The companies may be classified as follows:-
I. On the Basis of Incorporation:-
1. Chartered Companies:- Chartered companies are those companies which are formed under a special charter approved by the Royal Head of the State are called Chartered Companies. The charter defines the scope and goals of such companies and confers the rights and privileges on such companies. E.g. Bank of England, the East Indian Company, the Dutch East Indian company.
2. Statutory Companies:- A company which is incorporated by a special Act of Legislature is known as Statutory Company. The goals, powers, liabilities and other functional areas are defined under the special act. Statutory Companies undertake the public utility services.
Examples of Statutory Companies in India are Reserve Bank of India, Life insurance Corporation etc.
3. Registered Companies:- Registered Companies are those companies which are formed and registered with the Registrar of companies under the Companies Act.
II. On the Basis of Liability:-
1. Limited by Shares:- This is the most common form of company. It may be private or public. The Company in which liability of the shareholders is limited to the extent of amount unpaid on shares held by them is known as company limited by shares. It is necessary for these companies to use the word limited after their name. e.g. AB Co. Ltd.
2. Limited by Guarantee:- The companies where the liability of the shareholders is limited to the extent of amount undertaken by them to contribute to the assets of the firm in the event of winding up are known as companies limited by guarantee. These companies may or may not have the share capital.
3. Unlimited Companies:- A company where there is no limit on the liability of its shareholders is known as Unlimited Company. The liability of each member extends to whole amount of the company’s debts and liabilities.

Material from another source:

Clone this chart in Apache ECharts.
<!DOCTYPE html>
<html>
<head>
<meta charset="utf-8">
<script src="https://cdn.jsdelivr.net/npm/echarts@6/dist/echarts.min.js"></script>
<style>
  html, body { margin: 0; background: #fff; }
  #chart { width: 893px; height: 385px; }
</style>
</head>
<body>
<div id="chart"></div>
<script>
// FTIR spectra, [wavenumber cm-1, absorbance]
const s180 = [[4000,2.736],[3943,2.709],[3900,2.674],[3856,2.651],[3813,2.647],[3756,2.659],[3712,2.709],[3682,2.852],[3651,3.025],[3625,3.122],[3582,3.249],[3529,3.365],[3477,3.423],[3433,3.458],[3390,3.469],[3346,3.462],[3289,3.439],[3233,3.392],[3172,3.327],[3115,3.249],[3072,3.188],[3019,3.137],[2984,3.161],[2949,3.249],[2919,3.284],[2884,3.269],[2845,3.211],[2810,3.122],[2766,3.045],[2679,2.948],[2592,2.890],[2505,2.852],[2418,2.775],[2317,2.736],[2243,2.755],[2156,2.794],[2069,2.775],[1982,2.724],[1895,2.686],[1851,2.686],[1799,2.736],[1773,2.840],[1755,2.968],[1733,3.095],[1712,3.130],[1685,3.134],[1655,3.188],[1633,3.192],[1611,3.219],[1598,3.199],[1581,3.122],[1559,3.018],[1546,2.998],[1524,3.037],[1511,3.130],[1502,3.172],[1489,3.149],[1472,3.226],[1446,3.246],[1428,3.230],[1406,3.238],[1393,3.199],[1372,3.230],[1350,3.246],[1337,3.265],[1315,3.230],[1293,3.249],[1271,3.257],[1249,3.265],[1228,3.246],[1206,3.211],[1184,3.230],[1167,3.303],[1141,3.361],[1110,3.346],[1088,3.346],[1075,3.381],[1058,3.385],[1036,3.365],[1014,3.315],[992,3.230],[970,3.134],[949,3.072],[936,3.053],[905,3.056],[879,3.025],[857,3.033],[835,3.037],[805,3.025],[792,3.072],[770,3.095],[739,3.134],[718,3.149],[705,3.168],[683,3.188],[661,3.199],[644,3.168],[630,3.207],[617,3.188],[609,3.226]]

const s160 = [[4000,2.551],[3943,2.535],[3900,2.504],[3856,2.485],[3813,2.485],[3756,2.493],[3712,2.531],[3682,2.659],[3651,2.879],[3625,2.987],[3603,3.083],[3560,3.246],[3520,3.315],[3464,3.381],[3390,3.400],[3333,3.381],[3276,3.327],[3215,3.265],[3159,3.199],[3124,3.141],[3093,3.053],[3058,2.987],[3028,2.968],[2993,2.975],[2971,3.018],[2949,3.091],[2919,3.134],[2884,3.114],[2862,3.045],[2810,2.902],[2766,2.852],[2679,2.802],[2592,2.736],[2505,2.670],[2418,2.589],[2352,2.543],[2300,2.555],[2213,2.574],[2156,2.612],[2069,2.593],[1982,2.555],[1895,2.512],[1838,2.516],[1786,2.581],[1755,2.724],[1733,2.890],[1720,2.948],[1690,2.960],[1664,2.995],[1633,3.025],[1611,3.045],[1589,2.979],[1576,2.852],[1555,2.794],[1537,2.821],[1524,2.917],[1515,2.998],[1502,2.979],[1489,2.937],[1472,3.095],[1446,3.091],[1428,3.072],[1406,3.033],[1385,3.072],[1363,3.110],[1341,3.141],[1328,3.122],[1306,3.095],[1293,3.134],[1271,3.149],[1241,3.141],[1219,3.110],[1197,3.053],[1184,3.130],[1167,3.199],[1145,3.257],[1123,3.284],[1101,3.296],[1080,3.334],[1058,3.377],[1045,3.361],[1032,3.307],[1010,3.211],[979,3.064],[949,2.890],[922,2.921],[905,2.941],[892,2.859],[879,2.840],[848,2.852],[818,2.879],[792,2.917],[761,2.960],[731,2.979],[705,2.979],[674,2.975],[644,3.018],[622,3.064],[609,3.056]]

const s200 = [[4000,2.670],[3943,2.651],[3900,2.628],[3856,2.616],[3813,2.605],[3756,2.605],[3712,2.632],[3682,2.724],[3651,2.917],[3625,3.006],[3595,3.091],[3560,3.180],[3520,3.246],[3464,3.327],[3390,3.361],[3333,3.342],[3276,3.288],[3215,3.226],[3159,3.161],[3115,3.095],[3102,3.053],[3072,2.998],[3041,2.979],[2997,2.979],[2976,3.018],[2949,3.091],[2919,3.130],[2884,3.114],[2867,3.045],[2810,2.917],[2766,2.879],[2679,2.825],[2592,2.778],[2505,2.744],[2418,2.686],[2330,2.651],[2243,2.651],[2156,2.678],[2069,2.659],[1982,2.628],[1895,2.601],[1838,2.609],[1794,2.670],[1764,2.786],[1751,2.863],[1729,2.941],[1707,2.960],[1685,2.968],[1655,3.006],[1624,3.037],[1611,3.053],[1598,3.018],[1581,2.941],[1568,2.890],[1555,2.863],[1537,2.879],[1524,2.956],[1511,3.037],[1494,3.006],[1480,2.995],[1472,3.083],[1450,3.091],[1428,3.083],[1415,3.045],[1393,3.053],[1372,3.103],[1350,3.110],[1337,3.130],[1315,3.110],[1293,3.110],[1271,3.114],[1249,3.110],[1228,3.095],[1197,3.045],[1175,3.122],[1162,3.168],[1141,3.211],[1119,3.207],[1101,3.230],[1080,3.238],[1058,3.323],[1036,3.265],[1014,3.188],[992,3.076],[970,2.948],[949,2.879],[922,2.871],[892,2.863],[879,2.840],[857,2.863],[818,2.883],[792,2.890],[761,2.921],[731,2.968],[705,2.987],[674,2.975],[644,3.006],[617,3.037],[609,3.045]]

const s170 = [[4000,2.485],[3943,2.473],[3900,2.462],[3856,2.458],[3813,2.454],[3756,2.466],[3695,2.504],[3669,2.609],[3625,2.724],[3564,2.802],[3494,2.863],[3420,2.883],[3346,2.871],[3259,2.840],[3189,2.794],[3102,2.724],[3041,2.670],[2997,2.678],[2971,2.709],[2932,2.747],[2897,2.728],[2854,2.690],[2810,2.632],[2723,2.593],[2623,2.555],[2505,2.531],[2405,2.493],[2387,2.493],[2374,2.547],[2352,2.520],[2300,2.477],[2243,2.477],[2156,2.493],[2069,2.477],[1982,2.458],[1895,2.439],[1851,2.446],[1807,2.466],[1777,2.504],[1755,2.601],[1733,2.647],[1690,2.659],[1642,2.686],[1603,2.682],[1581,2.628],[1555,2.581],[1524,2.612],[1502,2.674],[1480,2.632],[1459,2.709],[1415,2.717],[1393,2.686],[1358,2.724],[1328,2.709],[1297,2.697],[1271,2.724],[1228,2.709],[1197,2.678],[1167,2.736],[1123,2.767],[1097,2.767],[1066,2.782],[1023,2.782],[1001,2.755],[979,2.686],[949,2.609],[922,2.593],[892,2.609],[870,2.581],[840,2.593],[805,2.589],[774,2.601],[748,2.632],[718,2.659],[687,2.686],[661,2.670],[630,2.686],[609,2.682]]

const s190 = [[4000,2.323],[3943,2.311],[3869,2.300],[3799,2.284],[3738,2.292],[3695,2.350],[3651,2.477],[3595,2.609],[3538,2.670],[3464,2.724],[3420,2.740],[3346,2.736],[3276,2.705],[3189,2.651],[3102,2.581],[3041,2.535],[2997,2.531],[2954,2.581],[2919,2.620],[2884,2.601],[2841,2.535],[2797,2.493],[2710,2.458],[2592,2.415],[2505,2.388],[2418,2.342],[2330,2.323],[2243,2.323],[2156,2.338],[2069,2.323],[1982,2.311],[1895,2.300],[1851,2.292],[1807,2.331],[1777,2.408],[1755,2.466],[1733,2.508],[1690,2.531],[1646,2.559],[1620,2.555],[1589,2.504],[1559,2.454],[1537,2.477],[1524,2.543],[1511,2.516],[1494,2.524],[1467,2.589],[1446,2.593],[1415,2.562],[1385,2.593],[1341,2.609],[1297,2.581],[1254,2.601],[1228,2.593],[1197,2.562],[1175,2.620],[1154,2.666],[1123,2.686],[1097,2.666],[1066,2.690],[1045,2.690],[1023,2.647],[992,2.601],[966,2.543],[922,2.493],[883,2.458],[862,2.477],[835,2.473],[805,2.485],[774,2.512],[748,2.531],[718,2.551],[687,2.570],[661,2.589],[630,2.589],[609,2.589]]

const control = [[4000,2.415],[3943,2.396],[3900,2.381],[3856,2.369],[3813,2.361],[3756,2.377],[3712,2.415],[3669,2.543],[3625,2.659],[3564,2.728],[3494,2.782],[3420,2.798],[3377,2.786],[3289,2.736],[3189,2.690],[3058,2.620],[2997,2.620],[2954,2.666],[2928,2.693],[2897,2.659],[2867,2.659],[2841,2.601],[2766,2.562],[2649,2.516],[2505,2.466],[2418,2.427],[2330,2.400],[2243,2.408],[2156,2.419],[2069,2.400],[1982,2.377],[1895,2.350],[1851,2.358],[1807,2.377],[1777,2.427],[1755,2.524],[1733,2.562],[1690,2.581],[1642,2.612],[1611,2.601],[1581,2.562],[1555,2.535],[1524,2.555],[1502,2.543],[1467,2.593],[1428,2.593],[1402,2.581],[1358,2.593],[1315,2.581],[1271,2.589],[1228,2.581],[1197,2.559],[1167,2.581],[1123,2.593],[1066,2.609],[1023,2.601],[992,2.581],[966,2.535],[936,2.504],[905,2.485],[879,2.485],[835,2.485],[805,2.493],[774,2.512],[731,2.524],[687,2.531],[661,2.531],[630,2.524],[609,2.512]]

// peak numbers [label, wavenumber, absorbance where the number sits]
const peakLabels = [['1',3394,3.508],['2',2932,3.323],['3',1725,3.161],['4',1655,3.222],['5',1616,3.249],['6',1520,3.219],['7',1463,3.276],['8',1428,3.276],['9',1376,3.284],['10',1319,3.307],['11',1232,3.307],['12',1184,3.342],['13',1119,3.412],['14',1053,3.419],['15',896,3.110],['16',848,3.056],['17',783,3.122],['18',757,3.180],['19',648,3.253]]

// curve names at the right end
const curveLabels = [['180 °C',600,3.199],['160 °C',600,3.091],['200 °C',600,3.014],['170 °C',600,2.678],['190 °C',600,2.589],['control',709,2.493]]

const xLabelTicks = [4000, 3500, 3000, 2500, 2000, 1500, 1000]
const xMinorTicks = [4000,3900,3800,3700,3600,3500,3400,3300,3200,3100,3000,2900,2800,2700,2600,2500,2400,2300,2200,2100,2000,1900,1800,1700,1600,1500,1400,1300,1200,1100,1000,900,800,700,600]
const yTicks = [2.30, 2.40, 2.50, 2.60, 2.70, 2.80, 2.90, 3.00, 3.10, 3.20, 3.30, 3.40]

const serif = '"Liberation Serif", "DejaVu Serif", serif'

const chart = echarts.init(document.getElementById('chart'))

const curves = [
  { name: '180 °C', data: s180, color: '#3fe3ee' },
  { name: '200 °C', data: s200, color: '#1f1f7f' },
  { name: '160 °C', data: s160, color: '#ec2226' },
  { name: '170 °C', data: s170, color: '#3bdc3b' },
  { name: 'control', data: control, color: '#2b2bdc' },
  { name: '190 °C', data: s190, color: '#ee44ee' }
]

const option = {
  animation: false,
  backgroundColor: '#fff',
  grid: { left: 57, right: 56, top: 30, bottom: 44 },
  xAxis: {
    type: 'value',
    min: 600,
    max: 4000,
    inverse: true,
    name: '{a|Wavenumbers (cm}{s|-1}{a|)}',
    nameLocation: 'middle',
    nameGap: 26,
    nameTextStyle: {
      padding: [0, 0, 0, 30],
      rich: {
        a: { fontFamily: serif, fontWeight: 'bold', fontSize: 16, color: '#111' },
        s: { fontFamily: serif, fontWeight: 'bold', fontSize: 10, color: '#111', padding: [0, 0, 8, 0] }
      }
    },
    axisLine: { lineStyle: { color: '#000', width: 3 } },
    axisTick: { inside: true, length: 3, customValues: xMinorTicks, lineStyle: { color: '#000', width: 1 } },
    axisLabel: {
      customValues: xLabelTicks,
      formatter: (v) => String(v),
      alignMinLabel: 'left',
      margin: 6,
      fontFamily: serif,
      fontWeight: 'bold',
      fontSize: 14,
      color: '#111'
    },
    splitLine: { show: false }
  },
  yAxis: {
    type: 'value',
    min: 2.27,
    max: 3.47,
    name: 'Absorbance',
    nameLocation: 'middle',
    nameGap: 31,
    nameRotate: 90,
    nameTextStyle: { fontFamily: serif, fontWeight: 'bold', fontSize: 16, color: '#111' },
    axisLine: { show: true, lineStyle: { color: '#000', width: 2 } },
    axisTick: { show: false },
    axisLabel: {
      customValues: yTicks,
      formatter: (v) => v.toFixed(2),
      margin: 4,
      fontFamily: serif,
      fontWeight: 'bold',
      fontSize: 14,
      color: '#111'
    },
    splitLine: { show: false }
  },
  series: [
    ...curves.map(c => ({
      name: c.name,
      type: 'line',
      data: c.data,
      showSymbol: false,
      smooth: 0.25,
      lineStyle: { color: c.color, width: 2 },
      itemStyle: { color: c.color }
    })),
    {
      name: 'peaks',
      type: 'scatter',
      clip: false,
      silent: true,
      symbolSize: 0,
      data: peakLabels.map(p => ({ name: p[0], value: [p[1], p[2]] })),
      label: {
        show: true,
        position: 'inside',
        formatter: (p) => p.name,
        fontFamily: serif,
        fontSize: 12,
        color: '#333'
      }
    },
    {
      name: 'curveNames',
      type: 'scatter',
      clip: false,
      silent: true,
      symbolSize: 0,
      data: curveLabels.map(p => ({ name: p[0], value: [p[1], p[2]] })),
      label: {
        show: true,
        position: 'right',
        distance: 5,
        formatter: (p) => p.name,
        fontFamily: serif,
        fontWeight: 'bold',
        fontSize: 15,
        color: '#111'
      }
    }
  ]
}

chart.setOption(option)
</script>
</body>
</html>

III. On the basis of Number of Members:-
1. Private Companies:- A private company is a company which
(i) has minimum paid capital of one lakh rupees or more;
(ii) can have a minimum of two and maximum of fifty members;
(iii) has restricted the right to transfer its shares to any other person;
(iv) prohibits any invitation to general public for the subscription of its shares or debentures.
Generally, relatives and friends are given the membership of the private companies.
2. Public Companies:- A public company is that company which
(i) has a minimum paid-up capital of rupees five lakhs or more;
(ii) is not a private company;
(iii) is a private company which is a subsidiary of public company;
(iv) does not limits the maximum number of members.
IV. On the Basis of Ownership:-
1. Government Companies:- Government Companies are the companies in which not less than 51 % of the paid up share capital is held either by central or state government or both of them jointly. All the subsidiary companies of government companies are included in the list of government companies.
2. Non-Government Companies:- The list of Non-government companies includes all those companies which are registered under the Companies Act but not as Government Company.
V. On the Basis of Control:-
1. Holding Companies:- The Company which holds more than half of the nominal value of share capital of another company or controls the composition of board of directors of another company is known as Holding company.
2. Subsidiary Companies:- A company whose more than half of the nominal value of share capital is held by another company or another company controls the composition of board of directors of such company is known as Subsidiary Company.
VI. On the Basis of Nationality:-
1. National Companies:- A company formed under a specific company act of nation is known as National Company. E.g. a company formed and registered under the Indian Companies Act, 1956 is known as Indian Company.
2. Foreign companies:- A company incorporated outside the region of a nation but has a place of business in the nation is known as Foreign Company.